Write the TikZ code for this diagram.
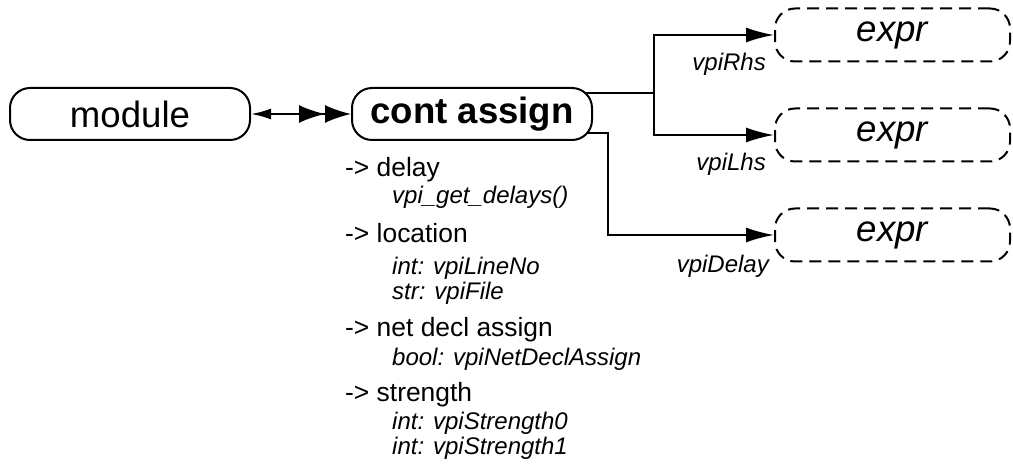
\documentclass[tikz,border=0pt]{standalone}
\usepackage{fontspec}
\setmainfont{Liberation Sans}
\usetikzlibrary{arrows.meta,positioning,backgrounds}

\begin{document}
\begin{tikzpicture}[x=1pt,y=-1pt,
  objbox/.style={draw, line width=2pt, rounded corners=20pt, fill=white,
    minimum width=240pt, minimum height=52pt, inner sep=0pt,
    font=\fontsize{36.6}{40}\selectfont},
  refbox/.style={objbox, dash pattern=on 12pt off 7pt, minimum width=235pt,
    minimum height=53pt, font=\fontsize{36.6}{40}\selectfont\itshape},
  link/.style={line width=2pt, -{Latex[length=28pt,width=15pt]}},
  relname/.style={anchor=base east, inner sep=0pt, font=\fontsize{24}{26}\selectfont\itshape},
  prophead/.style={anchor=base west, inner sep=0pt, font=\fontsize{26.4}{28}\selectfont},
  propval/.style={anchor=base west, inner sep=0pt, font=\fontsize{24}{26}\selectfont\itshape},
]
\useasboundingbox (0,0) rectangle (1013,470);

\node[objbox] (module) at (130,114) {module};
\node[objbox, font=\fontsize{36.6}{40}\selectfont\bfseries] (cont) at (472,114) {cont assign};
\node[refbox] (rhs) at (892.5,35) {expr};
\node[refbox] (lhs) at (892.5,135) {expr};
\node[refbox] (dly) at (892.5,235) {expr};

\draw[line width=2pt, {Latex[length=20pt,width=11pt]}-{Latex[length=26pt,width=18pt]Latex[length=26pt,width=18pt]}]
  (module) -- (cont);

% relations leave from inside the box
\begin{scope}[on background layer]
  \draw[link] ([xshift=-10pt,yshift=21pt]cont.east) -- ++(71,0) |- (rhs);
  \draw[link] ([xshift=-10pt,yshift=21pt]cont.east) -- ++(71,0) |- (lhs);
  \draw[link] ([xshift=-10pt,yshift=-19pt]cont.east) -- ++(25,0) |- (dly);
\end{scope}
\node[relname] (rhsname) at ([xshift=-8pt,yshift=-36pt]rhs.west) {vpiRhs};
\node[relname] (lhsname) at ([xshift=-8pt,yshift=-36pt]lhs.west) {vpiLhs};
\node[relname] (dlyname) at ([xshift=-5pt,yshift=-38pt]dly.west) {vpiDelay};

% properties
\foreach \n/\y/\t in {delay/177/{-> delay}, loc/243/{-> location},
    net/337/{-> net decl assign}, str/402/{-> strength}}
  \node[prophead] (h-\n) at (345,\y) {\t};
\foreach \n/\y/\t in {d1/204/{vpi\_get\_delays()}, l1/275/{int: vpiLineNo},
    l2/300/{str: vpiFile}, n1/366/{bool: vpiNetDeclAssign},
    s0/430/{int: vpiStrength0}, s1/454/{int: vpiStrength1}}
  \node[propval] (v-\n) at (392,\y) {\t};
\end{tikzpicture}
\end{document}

◆ **Job**: Exactly restate the lines from the beginning of the data through the line with "(0,0) rectangle (1013,470);", and no others, keeping pictures out.

◆ **Answer in full**:
Write the TikZ code for this diagram.
\documentclass[tikz,border=0pt]{standalone}
\usepackage{fontspec}
\setmainfont{Liberation Sans}
\usetikzlibrary{arrows.meta,positioning,backgrounds}

\begin{document}
\begin{tikzpicture}[x=1pt,y=-1pt,
  objbox/.style={draw, line width=2pt, rounded corners=20pt, fill=white,
    minimum width=240pt, minimum height=52pt, inner sep=0pt,
    font=\fontsize{36.6}{40}\selectfont},
  refbox/.style={objbox, dash pattern=on 12pt off 7pt, minimum width=235pt,
    minimum height=53pt, font=\fontsize{36.6}{40}\selectfont\itshape},
  link/.style={line width=2pt, -{Latex[length=28pt,width=15pt]}},
  relname/.style={anchor=base east, inner sep=0pt, font=\fontsize{24}{26}\selectfont\itshape},
  prophead/.style={anchor=base west, inner sep=0pt, font=\fontsize{26.4}{28}\selectfont},
  propval/.style={anchor=base west, inner sep=0pt, font=\fontsize{24}{26}\selectfont\itshape},
]
\useasboundingbox (0,0) rectangle (1013,470);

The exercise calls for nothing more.